Copy out the lines that have "this" in them.

═══ Available data ═══

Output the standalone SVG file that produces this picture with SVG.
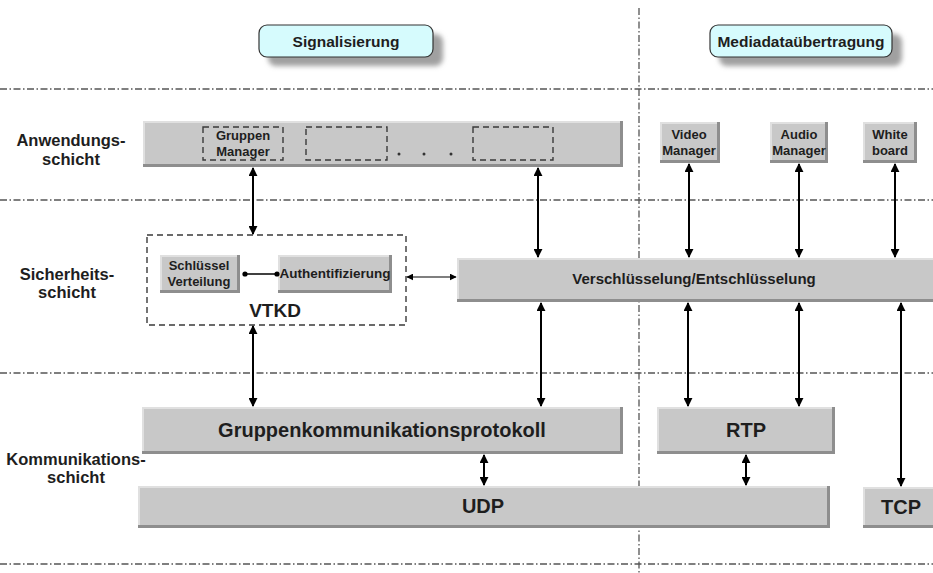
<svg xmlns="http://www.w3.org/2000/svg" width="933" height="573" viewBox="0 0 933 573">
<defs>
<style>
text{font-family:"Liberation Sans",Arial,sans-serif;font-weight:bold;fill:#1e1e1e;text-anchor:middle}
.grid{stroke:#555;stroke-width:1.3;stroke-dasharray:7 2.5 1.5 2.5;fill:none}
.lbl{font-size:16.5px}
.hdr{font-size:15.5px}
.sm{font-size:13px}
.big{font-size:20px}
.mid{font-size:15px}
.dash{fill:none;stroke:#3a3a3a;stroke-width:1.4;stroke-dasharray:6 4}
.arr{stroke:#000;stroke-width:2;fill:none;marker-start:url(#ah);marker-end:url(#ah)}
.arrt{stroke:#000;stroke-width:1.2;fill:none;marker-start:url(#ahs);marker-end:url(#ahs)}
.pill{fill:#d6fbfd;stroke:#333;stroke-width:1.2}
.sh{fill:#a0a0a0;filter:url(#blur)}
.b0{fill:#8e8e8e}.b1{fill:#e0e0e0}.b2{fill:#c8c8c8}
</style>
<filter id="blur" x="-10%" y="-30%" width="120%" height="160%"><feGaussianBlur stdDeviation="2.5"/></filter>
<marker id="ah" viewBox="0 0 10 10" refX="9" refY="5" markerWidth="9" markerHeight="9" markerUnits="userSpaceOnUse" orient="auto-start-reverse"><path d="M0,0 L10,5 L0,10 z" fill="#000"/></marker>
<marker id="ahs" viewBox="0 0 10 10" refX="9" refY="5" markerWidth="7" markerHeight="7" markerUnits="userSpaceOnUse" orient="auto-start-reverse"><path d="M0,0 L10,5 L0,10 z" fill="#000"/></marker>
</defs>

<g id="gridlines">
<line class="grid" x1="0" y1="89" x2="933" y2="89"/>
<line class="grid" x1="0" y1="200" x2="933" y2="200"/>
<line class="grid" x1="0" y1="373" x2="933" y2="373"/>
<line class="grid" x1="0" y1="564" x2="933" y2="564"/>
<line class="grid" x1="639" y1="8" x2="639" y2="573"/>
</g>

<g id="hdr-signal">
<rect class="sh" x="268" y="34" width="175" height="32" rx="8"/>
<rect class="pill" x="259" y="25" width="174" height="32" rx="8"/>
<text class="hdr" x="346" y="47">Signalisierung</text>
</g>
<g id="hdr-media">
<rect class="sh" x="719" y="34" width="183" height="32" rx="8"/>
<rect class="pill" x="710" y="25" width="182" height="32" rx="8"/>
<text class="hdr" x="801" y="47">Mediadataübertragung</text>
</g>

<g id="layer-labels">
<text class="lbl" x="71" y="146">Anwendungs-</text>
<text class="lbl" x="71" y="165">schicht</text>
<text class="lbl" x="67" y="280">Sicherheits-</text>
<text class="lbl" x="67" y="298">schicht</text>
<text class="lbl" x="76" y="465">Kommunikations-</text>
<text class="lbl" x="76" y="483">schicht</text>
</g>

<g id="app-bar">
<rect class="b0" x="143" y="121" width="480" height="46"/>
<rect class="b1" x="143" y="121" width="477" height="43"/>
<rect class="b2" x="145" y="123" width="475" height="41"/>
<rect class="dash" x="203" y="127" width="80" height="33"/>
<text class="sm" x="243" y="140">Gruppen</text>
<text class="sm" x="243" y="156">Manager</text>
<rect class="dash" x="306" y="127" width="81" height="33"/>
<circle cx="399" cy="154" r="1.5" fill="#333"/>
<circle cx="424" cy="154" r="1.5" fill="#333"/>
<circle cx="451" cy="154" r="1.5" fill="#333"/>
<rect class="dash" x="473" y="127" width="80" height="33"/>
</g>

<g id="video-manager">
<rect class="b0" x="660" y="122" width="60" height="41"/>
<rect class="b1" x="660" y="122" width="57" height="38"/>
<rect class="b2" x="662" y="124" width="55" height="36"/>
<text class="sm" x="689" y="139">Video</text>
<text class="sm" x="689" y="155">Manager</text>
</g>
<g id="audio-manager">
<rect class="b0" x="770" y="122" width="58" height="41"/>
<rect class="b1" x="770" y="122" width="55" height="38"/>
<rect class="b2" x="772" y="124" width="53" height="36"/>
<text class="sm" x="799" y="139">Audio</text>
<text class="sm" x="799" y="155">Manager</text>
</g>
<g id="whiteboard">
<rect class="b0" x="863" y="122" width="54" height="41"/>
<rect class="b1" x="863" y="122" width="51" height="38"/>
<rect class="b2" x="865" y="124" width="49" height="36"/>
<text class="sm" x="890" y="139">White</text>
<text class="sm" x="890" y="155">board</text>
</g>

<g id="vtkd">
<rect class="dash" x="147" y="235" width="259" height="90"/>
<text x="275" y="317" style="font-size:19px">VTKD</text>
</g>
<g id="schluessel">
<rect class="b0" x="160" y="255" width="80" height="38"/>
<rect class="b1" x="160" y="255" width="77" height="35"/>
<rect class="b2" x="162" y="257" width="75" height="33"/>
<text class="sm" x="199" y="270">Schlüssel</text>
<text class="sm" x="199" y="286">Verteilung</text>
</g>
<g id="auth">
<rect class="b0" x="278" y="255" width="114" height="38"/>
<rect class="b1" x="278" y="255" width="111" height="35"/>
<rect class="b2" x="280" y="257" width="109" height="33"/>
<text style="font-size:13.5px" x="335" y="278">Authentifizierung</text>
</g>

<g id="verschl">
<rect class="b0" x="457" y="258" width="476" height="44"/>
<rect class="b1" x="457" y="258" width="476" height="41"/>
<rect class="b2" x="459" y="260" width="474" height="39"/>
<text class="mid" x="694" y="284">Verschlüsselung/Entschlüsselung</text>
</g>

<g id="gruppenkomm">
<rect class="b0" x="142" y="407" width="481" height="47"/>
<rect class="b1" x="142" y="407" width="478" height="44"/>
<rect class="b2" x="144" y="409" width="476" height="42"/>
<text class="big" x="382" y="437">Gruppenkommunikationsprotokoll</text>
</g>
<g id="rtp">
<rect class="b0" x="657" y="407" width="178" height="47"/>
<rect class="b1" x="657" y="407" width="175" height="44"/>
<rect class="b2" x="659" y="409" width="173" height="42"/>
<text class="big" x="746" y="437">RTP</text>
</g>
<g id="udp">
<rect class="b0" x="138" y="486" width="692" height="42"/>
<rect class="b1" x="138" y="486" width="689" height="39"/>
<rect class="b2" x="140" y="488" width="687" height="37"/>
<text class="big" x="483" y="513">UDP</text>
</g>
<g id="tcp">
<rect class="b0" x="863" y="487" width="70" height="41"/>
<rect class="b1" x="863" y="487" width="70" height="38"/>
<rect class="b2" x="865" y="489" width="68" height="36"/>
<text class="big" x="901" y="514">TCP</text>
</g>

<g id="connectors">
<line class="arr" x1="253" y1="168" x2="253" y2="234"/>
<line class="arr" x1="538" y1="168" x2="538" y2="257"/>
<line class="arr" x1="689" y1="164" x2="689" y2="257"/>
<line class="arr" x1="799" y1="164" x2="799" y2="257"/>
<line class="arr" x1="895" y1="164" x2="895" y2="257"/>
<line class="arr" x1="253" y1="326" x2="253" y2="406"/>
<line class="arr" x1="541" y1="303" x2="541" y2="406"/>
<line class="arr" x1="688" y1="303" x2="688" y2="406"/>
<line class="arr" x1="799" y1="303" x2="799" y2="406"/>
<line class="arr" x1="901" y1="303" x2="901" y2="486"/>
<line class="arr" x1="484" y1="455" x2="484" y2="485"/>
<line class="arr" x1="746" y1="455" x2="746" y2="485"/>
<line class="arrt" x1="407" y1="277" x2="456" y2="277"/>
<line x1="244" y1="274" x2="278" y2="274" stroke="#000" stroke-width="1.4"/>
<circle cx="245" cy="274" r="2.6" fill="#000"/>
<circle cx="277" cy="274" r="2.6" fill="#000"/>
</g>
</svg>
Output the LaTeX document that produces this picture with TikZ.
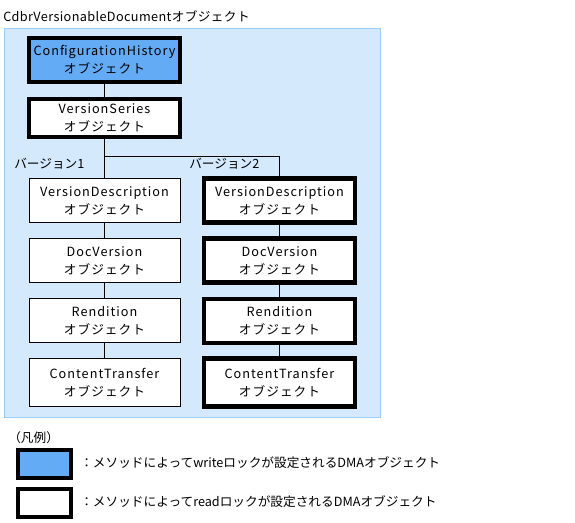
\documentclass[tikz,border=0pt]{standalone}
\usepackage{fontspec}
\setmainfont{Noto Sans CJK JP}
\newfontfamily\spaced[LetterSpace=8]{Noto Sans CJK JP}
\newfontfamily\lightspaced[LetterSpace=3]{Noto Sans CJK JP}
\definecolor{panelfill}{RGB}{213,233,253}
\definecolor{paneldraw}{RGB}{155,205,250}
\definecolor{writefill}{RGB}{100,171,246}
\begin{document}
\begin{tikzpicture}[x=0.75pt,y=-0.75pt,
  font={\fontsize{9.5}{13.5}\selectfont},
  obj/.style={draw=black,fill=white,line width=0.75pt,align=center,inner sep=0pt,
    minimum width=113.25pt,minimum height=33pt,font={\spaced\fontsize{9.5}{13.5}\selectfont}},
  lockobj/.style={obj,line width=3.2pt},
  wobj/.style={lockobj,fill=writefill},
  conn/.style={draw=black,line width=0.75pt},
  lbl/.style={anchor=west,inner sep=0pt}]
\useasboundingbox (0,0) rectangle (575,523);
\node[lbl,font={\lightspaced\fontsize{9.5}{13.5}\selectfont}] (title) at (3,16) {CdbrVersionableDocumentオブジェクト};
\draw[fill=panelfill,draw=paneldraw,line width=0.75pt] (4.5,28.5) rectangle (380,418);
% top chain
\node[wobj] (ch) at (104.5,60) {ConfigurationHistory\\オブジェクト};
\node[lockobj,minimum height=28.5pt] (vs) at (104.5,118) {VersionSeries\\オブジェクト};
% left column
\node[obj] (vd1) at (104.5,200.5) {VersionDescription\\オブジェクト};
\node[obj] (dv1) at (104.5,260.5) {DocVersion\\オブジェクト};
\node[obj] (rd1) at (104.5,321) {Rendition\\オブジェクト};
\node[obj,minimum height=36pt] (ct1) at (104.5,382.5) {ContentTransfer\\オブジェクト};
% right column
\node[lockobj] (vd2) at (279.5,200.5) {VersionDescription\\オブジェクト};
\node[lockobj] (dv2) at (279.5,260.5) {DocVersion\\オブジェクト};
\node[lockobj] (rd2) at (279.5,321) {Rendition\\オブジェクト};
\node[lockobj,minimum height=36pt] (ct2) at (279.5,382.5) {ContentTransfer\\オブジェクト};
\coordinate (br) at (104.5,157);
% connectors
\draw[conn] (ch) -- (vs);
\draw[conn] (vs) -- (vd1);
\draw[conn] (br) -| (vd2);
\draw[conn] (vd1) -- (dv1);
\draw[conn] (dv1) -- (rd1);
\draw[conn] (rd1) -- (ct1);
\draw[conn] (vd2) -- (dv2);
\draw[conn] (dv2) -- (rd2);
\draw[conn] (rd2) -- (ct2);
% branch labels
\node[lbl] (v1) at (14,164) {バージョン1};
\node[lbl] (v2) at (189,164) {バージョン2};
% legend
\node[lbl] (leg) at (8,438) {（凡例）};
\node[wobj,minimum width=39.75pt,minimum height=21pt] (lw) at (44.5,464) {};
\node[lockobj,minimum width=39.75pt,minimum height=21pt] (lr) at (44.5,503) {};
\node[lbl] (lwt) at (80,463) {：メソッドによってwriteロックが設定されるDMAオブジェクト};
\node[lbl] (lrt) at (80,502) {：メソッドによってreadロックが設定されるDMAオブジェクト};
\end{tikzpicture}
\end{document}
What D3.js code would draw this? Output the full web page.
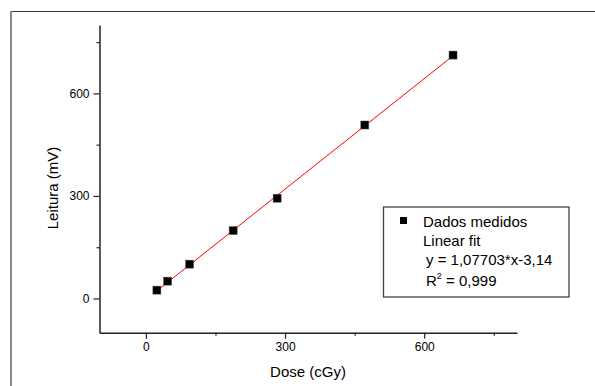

═══

» **Final answer**
Output the standalone SVG file that produces this picture with SVG.
Output the LaTeX document that produces this picture with TikZ.
What D3.js code would draw this? Output the full web page.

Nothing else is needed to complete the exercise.